Op 17 april 1552 kiest de missionaris opnieuw het ruime sop, deze keer met bestemming China. Deze reis, de laatste van zijn leven, zal de uiteindelijke versobering ten nutte komen en hem gelijk maken met de lijdende Christus. Begin september 1552 bereikt hij het eiland Sancian, op tien kilometer van de oevers van China. De enkele Portugezen die daar dan aanleggen verwelkomen hem met vreugde, bouwen een houten hut voor hem en een kapelletje van takkenbossen. Pater Xaverius neemt meteen de zorg voor de kinderen en de zieken op zich, evenals het preken, de catechisatie en het biecht horen. Hij probeert echter contact op te nemen met een enkele Chinese «veerman» die hem clandestien naar Kanton zou kunnen brengen. De toegang tot de Chinese oevers is inderdaad streng verboden; wie dan ook het lef heeft dat verbod te doorbreken kan, wanneer hij gesnapt wordt, erop rekenen gemarteld en ter dood gebracht te worden. Tot tenminste twee maal toe vindt de missionaris een man die erin toestemt hem middels een flinke som geld over te varen: elke keer, zodra hij het geld heeft geïnd, is de «veerman» weer verdwenen.

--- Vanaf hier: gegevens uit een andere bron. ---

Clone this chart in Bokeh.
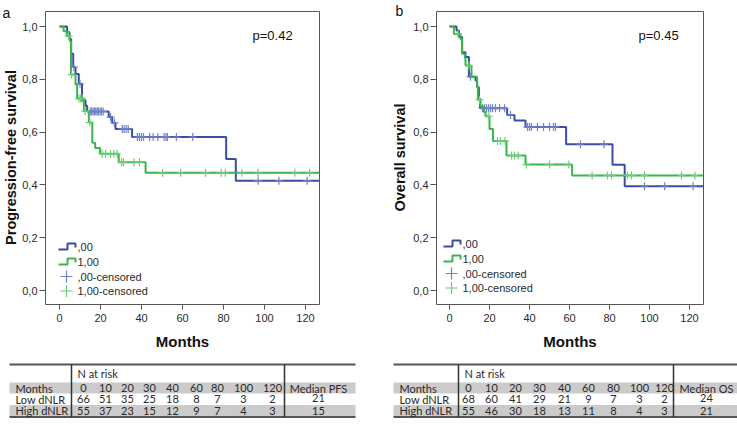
import numpy as np
from bokeh.plotting import figure
from bokeh.layouts import row, column
from bokeh.models import Range1d, FixedTicker, Label
from bokeh.core.properties import value
from bokeh.embed import file_html
from bokeh.resources import INLINE

# ---------------- data ----------------
# Panel a: progression-free survival (Kaplan-Meier steps)
pfs_low_t = [0, 3.7, 4.9, 5.7, 6.7, 7.8, 9.4, 11.0, 12.7, 13.5, 24.0, 25.7, 27.3, 35.4, 81.3, 86.0]
pfs_low_s = [1.0, 0.978, 0.953, 0.897, 0.846, 0.82, 0.783, 0.72, 0.70, 0.678, 0.657, 0.635, 0.612, 0.581, 0.498, 0.416]
pfs_low_cens = [7.0, 10.0, 15.0, 15.7, 16.4, 17.0, 17.7, 18.4, 19.0, 19.8, 20.5, 21.3, 24.9, 26.8,
                30.6, 31.5, 32.5, 33.5, 38.0, 39.0, 40.0, 41.0, 44.0, 45.7, 48.0, 51.0, 52.0, 52.6,
                57.0, 65.0, 96.9, 107.0, 120.8]
pfs_low_end = 127

pfs_high_t = [0, 2.0, 3.5, 5.0, 5.6, 7.8, 8.6, 11.9, 14.3, 16.0, 17.4, 19.8, 28.9, 42.0]
pfs_high_s = [1.0, 0.982, 0.964, 0.945, 0.818, 0.78, 0.727, 0.68, 0.636, 0.56, 0.54, 0.518, 0.486, 0.446]
pfs_high_cens = [4.5, 5.9, 9.5, 10.3, 11.0, 12.5, 14.8, 20.8, 22.5, 24.9, 26.5, 28.1, 30.3, 31.2,
                 36.3, 39.0, 50.3, 59.1, 71.2, 78.9, 80.9, 89.0, 96.9, 114.8, 122.0]
pfs_high_end = 127

# Panel b: overall survival
os_low_t = [0, 3.5, 4.7, 6.3, 8.0, 9.7, 13.0, 13.8, 14.7, 15.3, 28.8, 32.5, 38.0, 58.3, 81.5, 87.6]
os_low_s = [1.0, 0.985, 0.96, 0.902, 0.884, 0.81, 0.795, 0.77, 0.726, 0.69, 0.665, 0.644, 0.619, 0.554, 0.476, 0.395]
os_low_cens = [10.5, 16.5, 17.5, 18.5, 19.5, 20.5, 21.5, 23.0, 25.0, 27.5, 30.5, 39.0, 40.0, 41.0,
               44.0, 47.0, 50.0, 52.0, 53.0, 65.5, 77.2, 97.5, 107.6, 121.8]
os_low_end = 127

os_high_t = [0, 2.2, 5.5, 6.3, 7.7, 8.0, 11.0, 13.8, 14.2, 15.5, 17.2, 18.0, 20.0, 21.7, 28.5, 38.0, 61.3]
os_high_s = [1.0, 0.972, 0.953, 0.897, 0.88, 0.852, 0.81, 0.773, 0.723, 0.697, 0.676, 0.66, 0.612, 0.566, 0.511, 0.477, 0.436]
os_high_cens = [4.3, 9.7, 15.0, 19.7, 24.0, 25.5, 27.8, 31.0, 32.5, 34.3, 38.5, 50.0, 59.7, 71.3,
                79.0, 81.0, 89.0, 91.0, 97.5, 116.0, 122.7]
os_high_end = 127

month_ticks = [0, 20, 40, 60, 80, 100, 120]
surv_ticks = [0.0, 0.2, 0.4, 0.6, 0.8, 1.0]
surv_tick_labels = ["0,0", "0,2", "0,4", "0,6", "0,8", "1,0"]

legend_labels = [",00", "1,00", ",00-censored", "1,00-censored"]

risk_months = ["0", "10", "20", "30", "40", "60", "80", "100", "120"]
pfs_risk_low = [66, 51, 35, 25, 18, 8, 7, 3, 2]
pfs_risk_high = [55, 37, 23, 15, 12, 9, 7, 4, 3]
os_risk_low = [68, 60, 41, 29, 21, 9, 7, 3, 2]
os_risk_high = [55, 46, 30, 18, 13, 11, 8, 4, 3]
row_labels = ["Months", "Low dNLR", "High dNLR"]
pfs_median = ["21", "15"]
os_median = ["24", "21"]

# ---------------- style ----------------
BLUE = "#3a4da6"
GREEN = "#3bb44a"
BLUE_C = "#6f80cc"
GREEN_C = "#6fcc7a"
AX_FONT = "Liberation Sans"
TAB_FONT = "Lato"
TXT = "#2a2a2a"
KM_H = 356  # height of the survival-curve figures (page pixels)


def side_panel(cfg):
    """Narrow strip left of a panel holding the panel letter and the rotated y title."""
    x_start, x_end = cfg["side"]
    p = figure(width=x_end - x_start, height=KM_H, x_range=Range1d(x_start, x_end),
               y_range=Range1d(KM_H, 0), output_backend="svg", toolbar_location=None,
               x_axis_location=None, y_axis_location=None, min_border=0)
    p.xgrid.visible = False
    p.ygrid.visible = False
    p.outline_line_color = None
    lx, ly = cfg["letter_pos"]
    p.text([lx], [ly], text=[cfg["letter"]], text_font=value(AX_FONT), text_font_size="14px",
           text_baseline="middle", text_align="left", text_color="#111111")
    tx, ty = cfg["ylabel_pos"]
    p.text([tx], [ty], text=[cfg["ylabel"]], angle=np.pi / 2, text_font=value(AX_FONT),
           text_font_size="14.5px", text_font_style="bold", text_baseline="middle",
           text_align="center", text_color="#111111")
    return p


def km_panel(cfg):
    FL, FR, FT, FB = cfg["frame"]
    x0, xs, y0, ys = cfg["x0"], cfg["xs"], cfg["y0"], cfg["ys"]
    win_left = cfg["side"][1]
    p = figure(width=cfg["win_right"] - win_left, height=KM_H,
               x_range=Range1d((FL - x0) / xs, (FR - x0) / xs),
               y_range=Range1d((y0 - FB) / ys, (y0 - FT) / ys),
               output_backend="svg", toolbar_location=None,
               min_border_left=FL - win_left, min_border_right=cfg["win_right"] - FR,
               min_border_top=FT, min_border_bottom=KM_H - FB)
    p.xgrid.visible = False
    p.ygrid.visible = False
    p.outline_line_color = "#555555"
    p.outline_line_width = 1
    p.background_fill_color = "white"
    p.border_fill_color = "white"

    for ax in (p.xaxis, p.yaxis):
        ax.axis_line_color = None
        ax.major_tick_in = 0
        ax.minor_tick_line_color = None
        ax.major_tick_line_color = "#555555"
        ax.major_label_text_font = AX_FONT
        ax.major_label_text_font_size = "11px"
        ax.major_label_text_color = TXT
        ax.axis_label_text_font = AX_FONT
        ax.axis_label_text_font_style = "bold"
        ax.axis_label_text_color = "#111111"
    p.xaxis.ticker = FixedTicker(ticks=month_ticks)
    p.xaxis.major_tick_out = 5
    p.xaxis.major_label_standoff = 4
    p.xaxis.axis_label = "Months"
    p.xaxis.axis_label_text_font_size = "15px"
    p.xaxis.axis_label_standoff = 8
    p.yaxis.ticker = FixedTicker(ticks=surv_ticks)
    p.yaxis.major_label_overrides = dict(zip(surv_ticks, surv_tick_labels))
    p.yaxis.major_tick_out = 6
    p.yaxis.major_label_standoff = 2

    # curves
    for (t, s, cens, end, col, ccol) in cfg["series"]:
        xx = list(t) + [end]
        yy = list(s) + [s[-1]]
        p.step(xx, yy, mode="after", line_color=col, line_width=2)
        ta = np.asarray(t)
        sa = np.asarray(s)
        idx = np.searchsorted(ta, np.asarray(cens), side="right") - 1
        p.scatter(cens, sa[idx], marker="cross", size=8, line_color=ccol, line_width=1.2)

    def d(xp, yp):
        return (xp - x0) / xs, (y0 - yp) / ys

    # legend (drawn inside frame)
    lx, rows = cfg["legend_x"], cfg["legend_rows"]
    for i, col in enumerate([BLUE, GREEN]):
        yb = rows[i] + 2.5
        pts = [(lx, yb), (lx + 9, yb), (lx + 9, yb - 6), (lx + 17, yb - 6), (lx + 17, yb - 2)]
        px_ = [d(a, b)[0] for a, b in pts]
        py_ = [d(a, b)[1] for a, b in pts]
        p.line(px_, py_, line_color=col, line_width=2)
    for i, col in enumerate([BLUE_C, GREEN_C]):
        cx, cy = d(lx + 8, rows[2 + i])
        p.scatter([cx], [cy], marker="cross", size=12, line_color=col, line_width=1.2)
    tx = [d(lx + 19, r)[0] for r in rows]
    ty = [d(lx + 19, r)[1] for r in rows]
    p.text(tx, ty, text=legend_labels, text_font=value(AX_FONT), text_font_size="11px",
           text_baseline="middle", text_align="left", text_color=TXT)

    # p-value
    px, py = d(cfg["p_pos"][0], cfg["p_pos"][1])
    p.add_layout(Label(x=px, y=py, text=cfg["ptext"], text_font=AX_FONT, text_font_size="13px",
                       text_baseline="middle", text_align="left", text_color="#111111"))
    return p


def table_panel(cfgs, data):
    p = figure(width=737, height=425 - KM_H, x_range=Range1d(0, 737),
               y_range=Range1d(425, KM_H), output_backend="svg", toolbar_location=None,
               x_axis_location=None, y_axis_location=None, min_border=0)
    p.xgrid.visible = False
    p.ygrid.visible = False
    p.outline_line_color = None
    tf = dict(text_font=value(TAB_FONT), text_font_size="11px", text_baseline="middle", text_color=TXT)
    rows_y = [387.5, 398.8, 410.2]
    for cfg, (low, high, med_label, med) in zip(cfgs, data):
        L, R = cfg["left"], cfg["right"]
        p.quad(left=[L, L], right=[R, R], top=[382, 404.5], bottom=[393, 416],
               fill_color="#cbcbcb", line_color=None)
        p.segment(x0=[L, L], x1=[R, R], y0=[364, 416.5], y1=[364, 416.5],
                  line_color="#555555", line_width=2)
        p.segment(x0=[cfg["div1"], cfg["div2"]], x1=[cfg["div1"], cfg["div2"]], y0=[364, 364],
                  y1=[416.5, 416.5], line_color="#333333", line_width=1.5)
        p.text([L + 6] * 3, rows_y, text=row_labels, text_align="left", **tf)
        p.text([cfg["div1"] + 6], [372.5], text=["N at risk"], text_align="left", **tf)
        cols = cfg["cols"]
        p.text(cols, [rows_y[0]] * len(cols), text=risk_months, text_align="center", **tf)
        p.text(cols, [rows_y[1]] * len(cols), text=[str(v) for v in low], text_align="center", **tf)
        p.text(cols, [rows_y[2]] * len(cols), text=[str(v) for v in high], text_align="center", **tf)
        mc = cfg["med"]
        p.text([mc], [rows_y[0]], text=[med_label], text_align="center", **tf)
        p.text([mc, mc], [rows_y[1] - 1, rows_y[2]], text=med, text_align="center", **tf)
    return p


cfgA = dict(side=(0, 19), win_right=370, frame=(45, 319, 11, 304),
            x0=59, xs=2.05, y0=290, ys=264, ylabel="Progression-free survival",
            ylabel_pos=(10, 157),
            series=[(pfs_low_t, pfs_low_s, pfs_low_cens, pfs_low_end, BLUE, BLUE_C),
                    (pfs_high_t, pfs_high_s, pfs_high_cens, pfs_high_end, GREEN, GREEN_C)],
            legend_x=58, legend_rows=[246.5, 261.5, 276, 290.5],
            ptext="p=0.42", p_pos=(252, 35), letter="a", letter_pos=(2, 12))
cfgB = dict(side=(370, 410), win_right=737, frame=(436, 703, 11, 304),
            x0=449, xs=2.0, y0=290, ys=264, ylabel="Overall survival",
            ylabel_pos=(399, 157),
            series=[(os_low_t, os_low_s, os_low_cens, os_low_end, BLUE, BLUE_C),
                    (os_high_t, os_high_s, os_high_cens, os_high_end, GREEN, GREEN_C)],
            legend_x=443, legend_rows=[243.5, 258.5, 273, 287.5],
            ptext="p=0.45", p_pos=(638, 35), letter="b", letter_pos=(395, 10))

tabA = dict(left=9, right=355, div1=71, div2=284,
            cols=[83, 105, 127, 149, 172, 196, 217, 243, 272], med=318)
tabB = dict(left=393, right=737, div1=458, div2=673,
            cols=[468, 491, 515, 539, 564, 588, 613, 639, 664], med=706)

sideA = side_panel(cfgA)
kmA = km_panel(cfgA)
sideB = side_panel(cfgB)
kmB = km_panel(cfgB)
tables = table_panel([tabA, tabB],
                     [(pfs_risk_low, pfs_risk_high, "Median PFS", pfs_median),
                      (os_risk_low, os_risk_high, "Median OS", os_median)])

layout = column(row(column(sideA), kmA, column(sideB), kmB, spacing=0), tables, spacing=0)

with open("out.html", "w") as f:
    f.write(file_html(layout, INLINE))
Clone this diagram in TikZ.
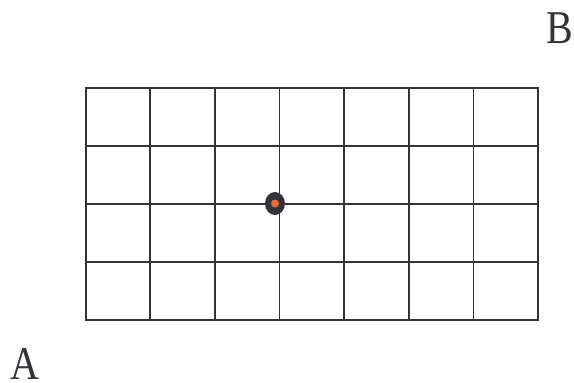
\documentclass[tikz,border=0pt]{standalone}
\usepackage{fontspec}
\setmainfont{Liberation Serif}
\usetikzlibrary{shapes.geometric}
\definecolor{ink}{HTML}{333338}
\definecolor{dotorange}{HTML}{E8693A}
\tikzset{gridline/.style={draw=ink, line width=1.7pt},
  lbl/.style={text=ink, font=\fontsize{47}{52}\selectfont, inner sep=0pt, text depth=0pt, anchor=base, xscale=0.85}}
\begin{document}
\begin{tikzpicture}[x=1pt,y=-1pt]
\useasboundingbox (0,0) rectangle (574,383);
\foreach \i in {0,...,7} {
  \draw[gridline] (85.7+\i*64.62,87.7) -- (85.7+\i*64.62,320);
}
\foreach \j in {0,...,4} {
  \draw[gridline, line cap=rect] (85.7,87.7+\j*58.07) -- (538,87.7+\j*58.07);
}
\node[ellipse, fill=ink, minimum width=20pt, minimum height=23pt, inner sep=0pt] (dot) at (275,203.5) {};
\node[circle, fill=dotorange, minimum size=8pt, inner sep=0pt] (core) at (dot.center) {};
\node[lbl] (A) at (24.5,379) {A};
\node[lbl] (B) at (560,43) {B};
\end{tikzpicture}
\end{document}
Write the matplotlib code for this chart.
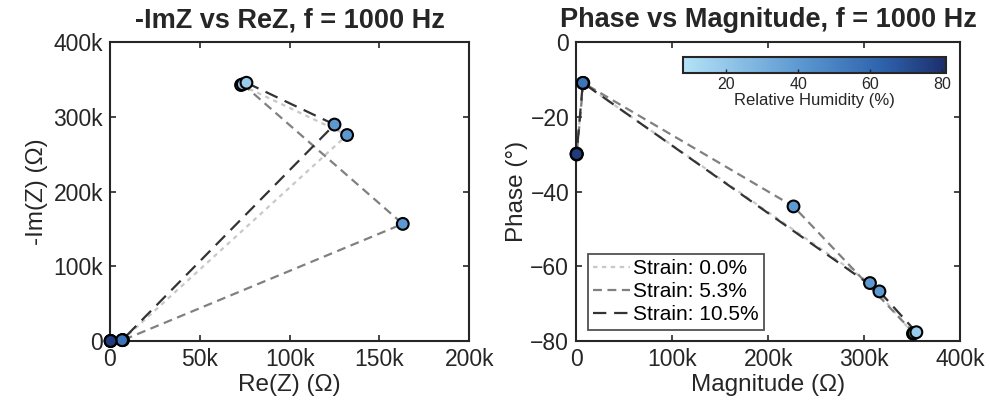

Op 21 november viert pater Xaverius zijn laatste Mis. Wanneer hij het altaar afloopt voelt hij dat hij bezwijkt. Hij probeert weer een tocht over zee te maken, maar het slingeren van de boot kan hij niet meer verdragen. Hij wordt teruggebracht naar Sancian waar hij de laatste dagen van zijn leven in half bewustzijn doorbrengt. Verstoken van geneesmiddelen en zeker van zijn nabije dood, heft hij de ogen op ten hemel en spreekt met Onze-Lieve-Heer of met Onze-Lieve-Vrouw: «Jezus, Zoon van David, heb medelijden met mij O, Heilige Maagd, Moeder van God, denk aan mij». Terwijl hij in de vroege ochtend van 2 december 1552, de naam van Jezus uitspreekt blaast hij de laatste adem uit. Hij is nog maar zesenveertig jaar. Zijn lichaam werd teruggebracht naar Goa waar het nog altijd wordt vereerd door de gelovigen. Franciscus-Xaverius die tegelijk met Ignatius van Loyola is heiligverklaard op 12 maart 1622, is de hemelse patroonheilige van de katholieke missie.
Wanneer men het leven van deze reus van heiligheid beschouwt, wordt men getroffen door de hoeveelheid werk die hij heeft kunnen verzetten en het leed dat hij heeft kunnen doorstaan. Zijn geheim is een onbegrensde liefde voor Jezus. In de Geestelijke Oefeningen heeft de H.Ignatius hem geleerd de oproep van Christus te verstaan: «Het is mijn wil de hele wereld te veroveren, al mijn vijanden te onderwerpen, en aldus de heerlijkheid van mijn Vader binnen te gaan. Moge degene die met mij mee wil gaan met mij werken; laat hem mij volgen in de vermoeienissen, ten einde mij ook te volgen in de heerlijkheid» (GO 95). In zijn onderdanigheid heeft Franciscus-Xaverius zich voortvarend en ijverig betoond in het volbrengen van de allerheiligste wil van Jezus» (ibid. 91); op zijn beurt heeft hij zich volledig gegeven aan alle werken ter verbreiding van het rijk Gods op aarde. Moge hij voor ons de genade verkrijgen zoals hij vervuld van ijver voor het eeuwige heil van de naaste te mogen zijn.